Without the pictures, write out all the lines below exactly as they appear.
━━━━━━━━━━━━━━━━━━━━━━━━━━━━━━
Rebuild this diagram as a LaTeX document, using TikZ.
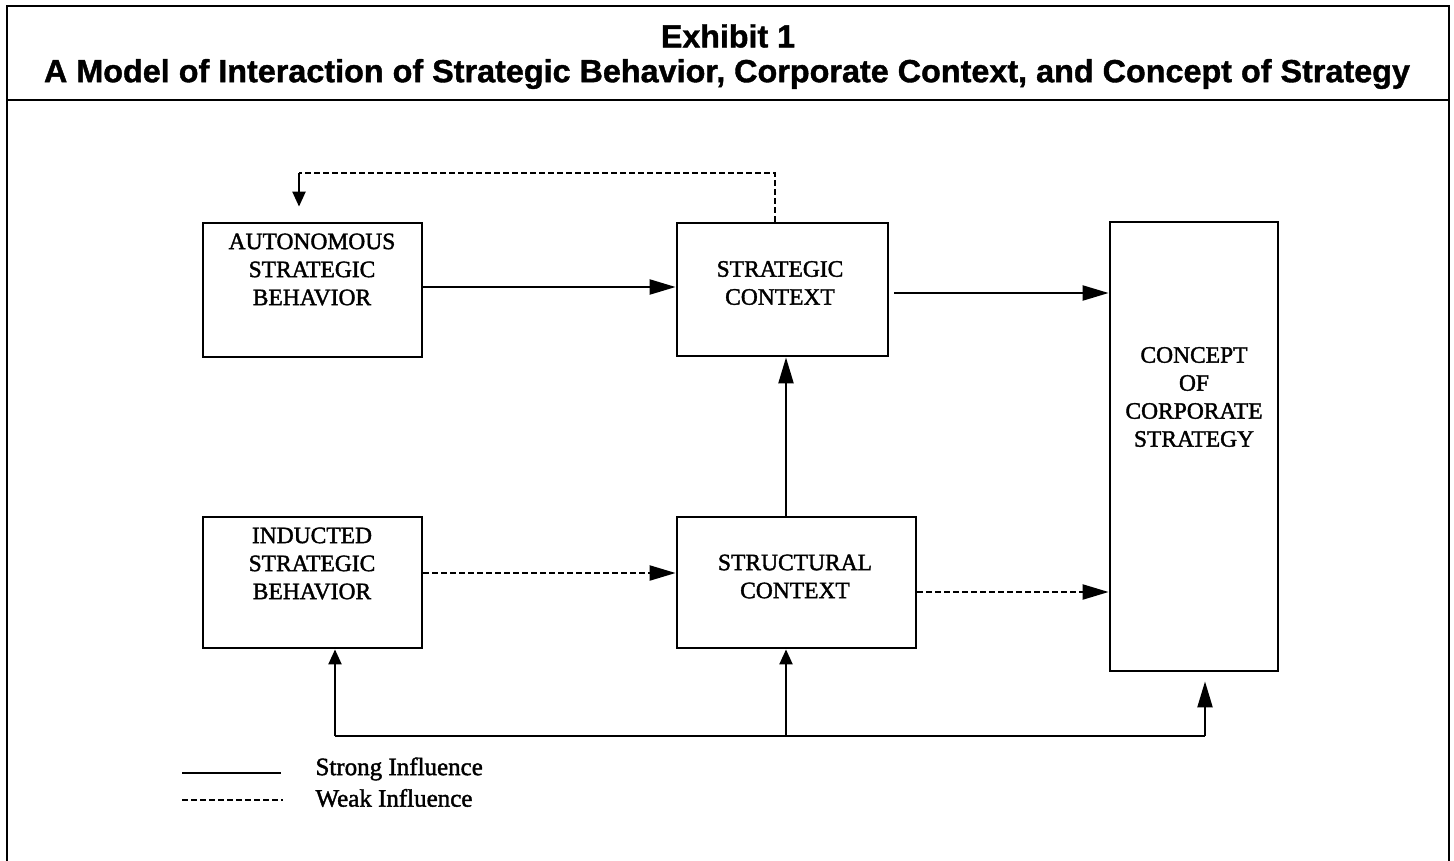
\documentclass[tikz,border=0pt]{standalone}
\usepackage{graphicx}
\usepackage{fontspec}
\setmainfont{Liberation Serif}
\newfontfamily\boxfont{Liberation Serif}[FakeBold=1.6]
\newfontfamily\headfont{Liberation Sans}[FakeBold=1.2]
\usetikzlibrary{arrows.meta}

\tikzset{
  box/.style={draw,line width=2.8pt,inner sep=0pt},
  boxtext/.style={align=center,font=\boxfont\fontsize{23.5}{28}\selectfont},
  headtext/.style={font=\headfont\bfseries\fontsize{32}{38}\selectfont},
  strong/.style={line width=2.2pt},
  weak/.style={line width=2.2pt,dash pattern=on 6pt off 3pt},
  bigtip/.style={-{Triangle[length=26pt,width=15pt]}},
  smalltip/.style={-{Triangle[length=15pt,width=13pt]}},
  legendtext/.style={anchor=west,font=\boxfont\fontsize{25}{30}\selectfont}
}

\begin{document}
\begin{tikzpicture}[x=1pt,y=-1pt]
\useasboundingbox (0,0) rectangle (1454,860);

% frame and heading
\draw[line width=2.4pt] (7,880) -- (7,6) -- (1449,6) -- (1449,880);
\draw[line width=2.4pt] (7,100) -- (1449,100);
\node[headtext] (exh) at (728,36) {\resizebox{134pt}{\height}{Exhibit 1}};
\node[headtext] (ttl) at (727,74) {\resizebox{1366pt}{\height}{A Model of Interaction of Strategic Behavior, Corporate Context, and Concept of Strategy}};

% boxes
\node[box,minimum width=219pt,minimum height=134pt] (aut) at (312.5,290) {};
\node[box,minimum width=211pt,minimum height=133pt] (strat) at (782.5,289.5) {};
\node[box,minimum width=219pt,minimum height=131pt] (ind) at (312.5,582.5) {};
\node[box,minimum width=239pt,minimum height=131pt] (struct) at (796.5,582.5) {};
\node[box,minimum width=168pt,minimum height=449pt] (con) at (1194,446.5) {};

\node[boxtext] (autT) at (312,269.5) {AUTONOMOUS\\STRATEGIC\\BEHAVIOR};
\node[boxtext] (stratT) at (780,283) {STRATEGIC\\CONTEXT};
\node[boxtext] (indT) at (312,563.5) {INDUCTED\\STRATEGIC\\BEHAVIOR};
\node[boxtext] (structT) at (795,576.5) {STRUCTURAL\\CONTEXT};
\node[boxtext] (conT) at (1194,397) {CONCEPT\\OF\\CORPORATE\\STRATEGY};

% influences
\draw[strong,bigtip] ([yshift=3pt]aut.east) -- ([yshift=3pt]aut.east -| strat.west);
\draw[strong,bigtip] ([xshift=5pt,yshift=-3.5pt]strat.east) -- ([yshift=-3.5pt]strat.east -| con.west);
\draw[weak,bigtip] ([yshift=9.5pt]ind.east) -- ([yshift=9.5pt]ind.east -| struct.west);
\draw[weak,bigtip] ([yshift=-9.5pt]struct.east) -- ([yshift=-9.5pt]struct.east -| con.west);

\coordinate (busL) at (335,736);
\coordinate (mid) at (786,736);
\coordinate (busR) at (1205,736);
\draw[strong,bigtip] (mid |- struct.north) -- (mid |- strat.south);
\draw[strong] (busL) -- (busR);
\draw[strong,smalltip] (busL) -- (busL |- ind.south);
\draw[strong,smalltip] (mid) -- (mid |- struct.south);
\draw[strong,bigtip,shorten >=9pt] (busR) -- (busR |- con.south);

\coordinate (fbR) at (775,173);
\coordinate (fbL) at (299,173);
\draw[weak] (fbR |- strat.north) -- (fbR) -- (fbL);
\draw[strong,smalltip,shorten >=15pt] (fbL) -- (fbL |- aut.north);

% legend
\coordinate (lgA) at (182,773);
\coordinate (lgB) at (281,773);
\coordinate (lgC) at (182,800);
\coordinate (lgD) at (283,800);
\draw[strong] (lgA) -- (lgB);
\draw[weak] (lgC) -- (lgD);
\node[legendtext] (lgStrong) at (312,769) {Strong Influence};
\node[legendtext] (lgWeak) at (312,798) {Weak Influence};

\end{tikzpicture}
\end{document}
━━━━━━━━━━━━━━━━━━━━━━━━━━━━━━
→ **EXERCISE RESULT**:
Rebuild this diagram as a LaTeX document, using TikZ.
\documentclass[tikz,border=0pt]{standalone}
\usepackage{graphicx}
\usepackage{fontspec}
\setmainfont{Liberation Serif}
\newfontfamily\boxfont{Liberation Serif}[FakeBold=1.6]
\newfontfamily\headfont{Liberation Sans}[FakeBold=1.2]
\usetikzlibrary{arrows.meta}

\tikzset{
  box/.style={draw,line width=2.8pt,inner sep=0pt},
  boxtext/.style={align=center,font=\boxfont\fontsize{23.5}{28}\selectfont},
  headtext/.style={font=\headfont\bfseries\fontsize{32}{38}\selectfont},
  strong/.style={line width=2.2pt},
  weak/.style={line width=2.2pt,dash pattern=on 6pt off 3pt},
  bigtip/.style={-{Triangle[length=26pt,width=15pt]}},
  smalltip/.style={-{Triangle[length=15pt,width=13pt]}},
  legendtext/.style={anchor=west,font=\boxfont\fontsize{25}{30}\selectfont}
}

\begin{document}
\begin{tikzpicture}[x=1pt,y=-1pt]
\useasboundingbox (0,0) rectangle (1454,860);

% frame and heading
\draw[line width=2.4pt] (7,880) -- (7,6) -- (1449,6) -- (1449,880);
\draw[line width=2.4pt] (7,100) -- (1449,100);
\node[headtext] (exh) at (728,36) {\resizebox{134pt}{\height}{Exhibit 1}};
\node[headtext] (ttl) at (727,74) {\resizebox{1366pt}{\height}{A Model of Interaction of Strategic Behavior, Corporate Context, and Concept of Strategy}};

% boxes
\node[box,minimum width=219pt,minimum height=134pt] (aut) at (312.5,290) {};
\node[box,minimum width=211pt,minimum height=133pt] (strat) at (782.5,289.5) {};
\node[box,minimum width=219pt,minimum height=131pt] (ind) at (312.5,582.5) {};
\node[box,minimum width=239pt,minimum height=131pt] (struct) at (796.5,582.5) {};
\node[box,minimum width=168pt,minimum height=449pt] (con) at (1194,446.5) {};

\node[boxtext] (autT) at (312,269.5) {AUTONOMOUS\\STRATEGIC\\BEHAVIOR};
\node[boxtext] (stratT) at (780,283) {STRATEGIC\\CONTEXT};
\node[boxtext] (indT) at (312,563.5) {INDUCTED\\STRATEGIC\\BEHAVIOR};
\node[boxtext] (structT) at (795,576.5) {STRUCTURAL\\CONTEXT};
\node[boxtext] (conT) at (1194,397) {CONCEPT\\OF\\CORPORATE\\STRATEGY};

% influences
\draw[strong,bigtip] ([yshift=3pt]aut.east) -- ([yshift=3pt]aut.east -| strat.west);
\draw[strong,bigtip] ([xshift=5pt,yshift=-3.5pt]strat.east) -- ([yshift=-3.5pt]strat.east -| con.west);
\draw[weak,bigtip] ([yshift=9.5pt]ind.east) -- ([yshift=9.5pt]ind.east -| struct.west);
\draw[weak,bigtip] ([yshift=-9.5pt]struct.east) -- ([yshift=-9.5pt]struct.east -| con.west);

\coordinate (busL) at (335,736);
\coordinate (mid) at (786,736);
\coordinate (busR) at (1205,736);
\draw[strong,bigtip] (mid |- struct.north) -- (mid |- strat.south);
\draw[strong] (busL) -- (busR);
\draw[strong,smalltip] (busL) -- (busL |- ind.south);
\draw[strong,smalltip] (mid) -- (mid |- struct.south);
\draw[strong,bigtip,shorten >=9pt] (busR) -- (busR |- con.south);

\coordinate (fbR) at (775,173);
\coordinate (fbL) at (299,173);
\draw[weak] (fbR |- strat.north) -- (fbR) -- (fbL);
\draw[strong,smalltip,shorten >=15pt] (fbL) -- (fbL |- aut.north);

% legend
\coordinate (lgA) at (182,773);
\coordinate (lgB) at (281,773);
\coordinate (lgC) at (182,800);
\coordinate (lgD) at (283,800);
\draw[strong] (lgA) -- (lgB);
\draw[weak] (lgC) -- (lgD);
\node[legendtext] (lgStrong) at (312,769) {Strong Influence};
\node[legendtext] (lgWeak) at (312,798) {Weak Influence};

\end{tikzpicture}
\end{document}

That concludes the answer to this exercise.